Human experience at ground level was defined by confinement. People trapped under rubble had no daylight, only the smell of lime dust and broken timber. Those who escaped into the streets found themselves navigating fallen masonry and then, in the coastal districts, water. Some climbed into what remained of upper floors or into the shells of buildings; others ran inland if they still could. Families were separated in seconds. The dead were often found where they had been sleeping, which made the personal scale of the loss almost impossible to process while the event was still unfolding. The catastrophe’s cruelty was not only physical but administrative: once the structures fell, the usual records of residence, ownership, and identity were buried with them.
That loss of records would matter later, but it was already being created in the first minutes. Municipal buildings, churches, and the places where papers were kept all suffered heavily. When the center of a city collapses, it is not only people who are lost. Ledgers, permits, property files, and local archives can disappear as well, leaving behind a second disaster: the disappearance of evidence.

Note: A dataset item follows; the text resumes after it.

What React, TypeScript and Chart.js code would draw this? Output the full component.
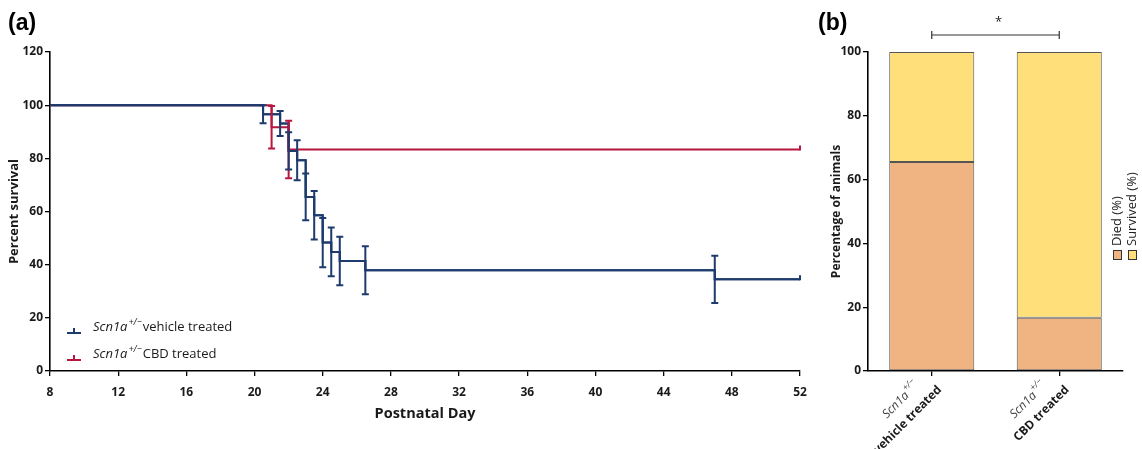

For Messina, a city organized through commerce, shipping, and civic administration, this was especially severe. The port, the markets, and the official buildings that linked daily life to documentation were all in the damaged core. In practical terms, the earthquake shattered the infrastructure that would normally have helped account for the dead, the missing, and the injured.
A striking and frequently cited fact from later reconstructions is that the quake was felt far beyond the immediate disaster zone, across southern Italy and into the central Mediterranean. Yet sensation at distance meant little to those in Messina and Reggio, where the true measure was local annihilation. The city center’s civic and religious buildings suffered heavily, and the port district became one of the most damaged zones. A city built on exchange was suddenly cut off from exchange. The interruption was immediate: roads blocked, quays broken, houses uninhabitable, and the communications that might have summoned aid delayed or destroyed.
The number of victims mounted too quickly to count properly. Later estimates vary, but most historical scholarship places the combined dead in the tens of thousands, with Messina and Reggio Calabria bearing the overwhelming burden. The uncertainty in the toll is itself evidence of the scale of the destruction: records were lost, municipal structures collapsed, and many bodies were never formally identified. In the hours after the catastrophe, there was no reliable ledger left to tell the living how many were gone. The inability to produce an exact count was not a minor clerical problem; it was a sign that the institutions responsible for counting had themselves been shattered.
By the time the eastern sky brightened, the city that had gone to sleep by the strait was no longer a functioning city. It was a field of ruins bordered by disturbed water. The catastrophic phase had reached its peak, but the greater struggle—to pull the living from the debris and understand what had happened—was only beginning. In the scene that morning, the tragedy was not hidden by distance or by time. It was hidden by dust, submerged by water, and buried under the very buildings that had once defined the city.